9. For further discussion of the default whiteness and default professionalism of digital spaces and creative misuse of them by non-White technologists (amateur or professional), see Brock 2020.
10. These interactions repeat all day long, forming a sort of interpersonal representation of institutional neoliberalism and the intimate relationship it fosters between the carceral state and the welfare state.

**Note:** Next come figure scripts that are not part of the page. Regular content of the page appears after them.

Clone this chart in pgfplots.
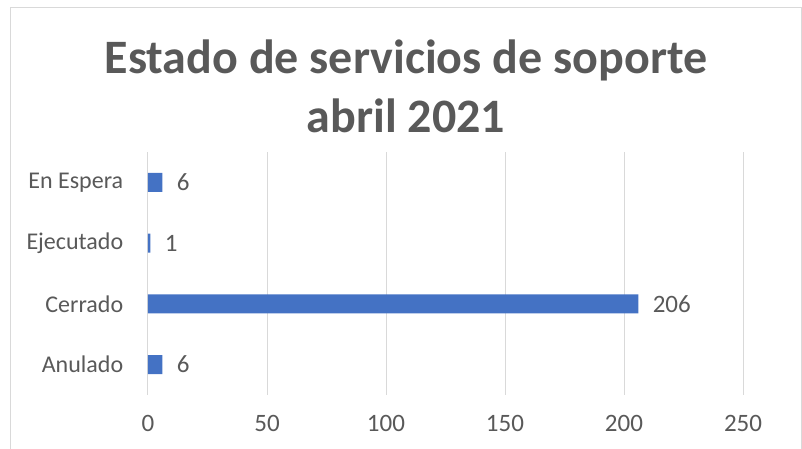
\documentclass[border=0pt]{standalone}
\usepackage{fontspec}
\setmainfont{Carlito}
\usepackage{pgfplots}
\pgfplotsset{compat=1.18}
\definecolor{barc}{HTML}{4472C4}
\definecolor{txt}{HTML}{595959}
\definecolor{gridc}{HTML}{D9D9D9}
\begin{document}
\begin{tikzpicture}[x=1pt,y=1pt]
\useasboundingbox (-148,-54) rectangle (654,395);
\draw[gridc, line width=1pt] (-137,-54) -- (-137,387) -- (653,387) -- (653,-54);
\node[anchor=base, text=txt, font=\fontsize{48}{56}\selectfont\bfseries] at (258,321) {Estado de servicios de soporte};
\node[anchor=base, text=txt, font=\fontsize{48}{56}\selectfont\bfseries] at (258,262) {abril 2021};
\begin{axis}[at={(0,0)}, anchor=south west, scale only axis,
  width=595pt, height=243pt,
  xbar, bar width=19pt,
  xmin=0, xmax=250, ymin=-0.5, ymax=3.5,
  ytick={0,1,2,3}, yticklabels={Anulado,Cerrado,Ejecutado,En Espera},
  xtick={0,50,100,150,200,250},
  xmajorgrids, major grid style={gridc, line width=1pt},
  axis lines*=left, axis line style={draw=none},
  tick style={draw=none},
  tick label style={font=\fontsize{25}{29}\selectfont, text=txt},
  /pgf/number format/assume math mode=true,
  xticklabel style={yshift=-17pt},
  yticklabel style={xshift=-17pt, font=\fontsize{24}{28}\selectfont},
  nodes near coords,
  nodes near coords style={anchor=west, xshift=11pt, font=\fontsize{25}{29}\selectfont, text=txt},
]
\addplot[draw=none, fill=barc] coordinates {(6,0) (206,1) (1,2) (6,3)};
\end{axis}
\end{tikzpicture}
\end{document}
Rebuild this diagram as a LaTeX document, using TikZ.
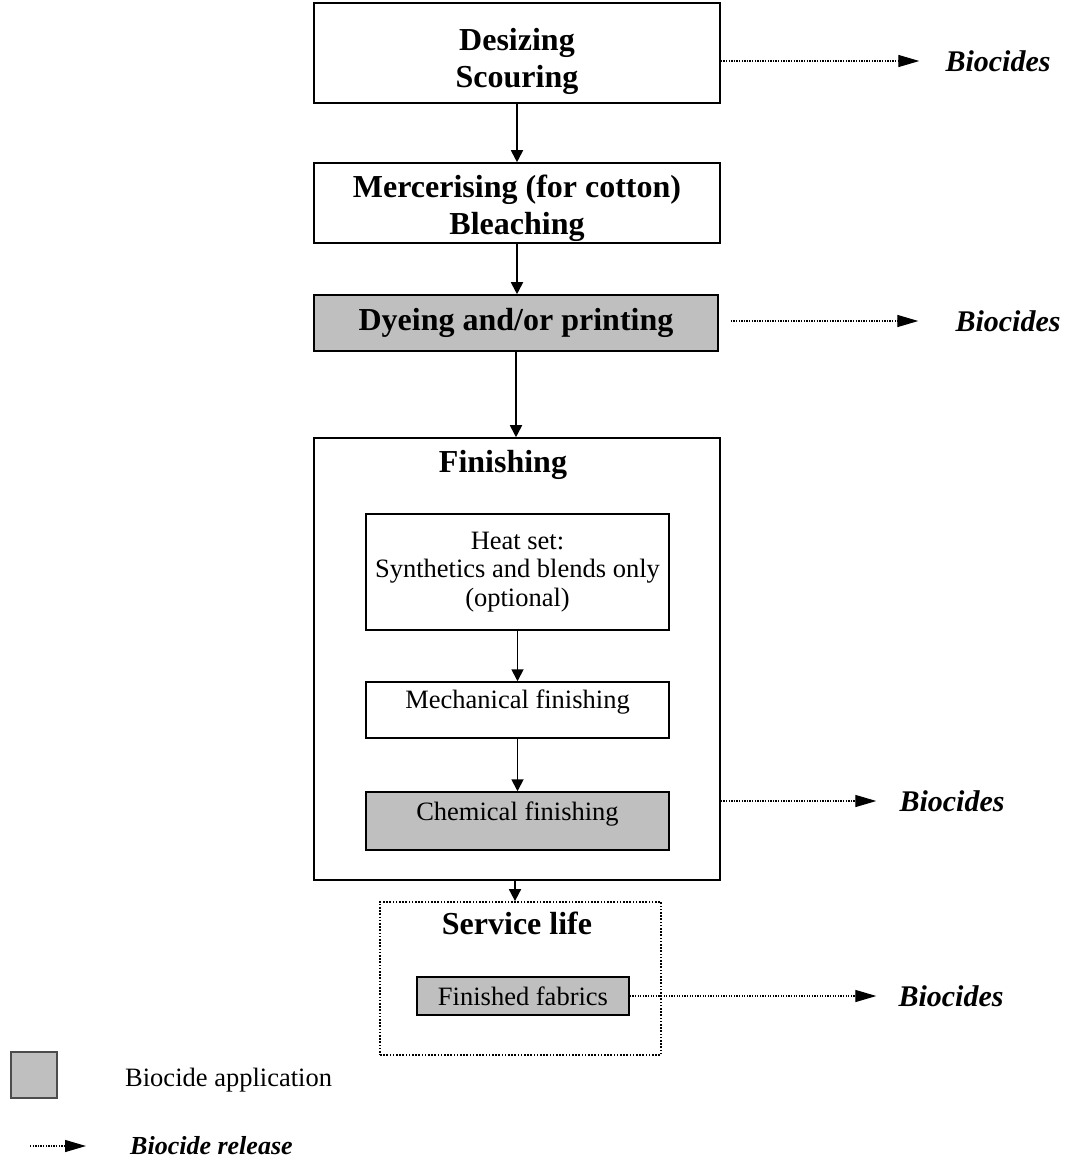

11. Patrons is of course a generalization. While I spent most of my library fieldwork time with the homeless community, the Friends of the Library—wealthier, organized, politically astute—could and would make demands of the library’s resources that were often granted: space for events, book sales, a conference. This of course did not happen as frequently as they might wish. At an October 2014 presentation by the National Capital Planning Commission addressing how the planned renovations to MLK would affect Mies van der Rohe’s historic architecture, Caroline, the group’s leader, muttered to me that new DCPL Executive Director Richard Reyes-Gavilan’s shout out to the Friends was “window dressing” because the Friends were never consulted, just “talked at.” Neither Caroline nor Bill—another Friend, passionate about teaching digital literacy—lived near MLK, nor did they regularly frequent its collections outside of meetings and events—a stark difference from other, admittedly better funded, Friends groups associated with specific branches.
12. The name is a recent coinage by the local Business Improvement District for the neighborhood north of Massachusetts Avenue NW, alien to DC natives.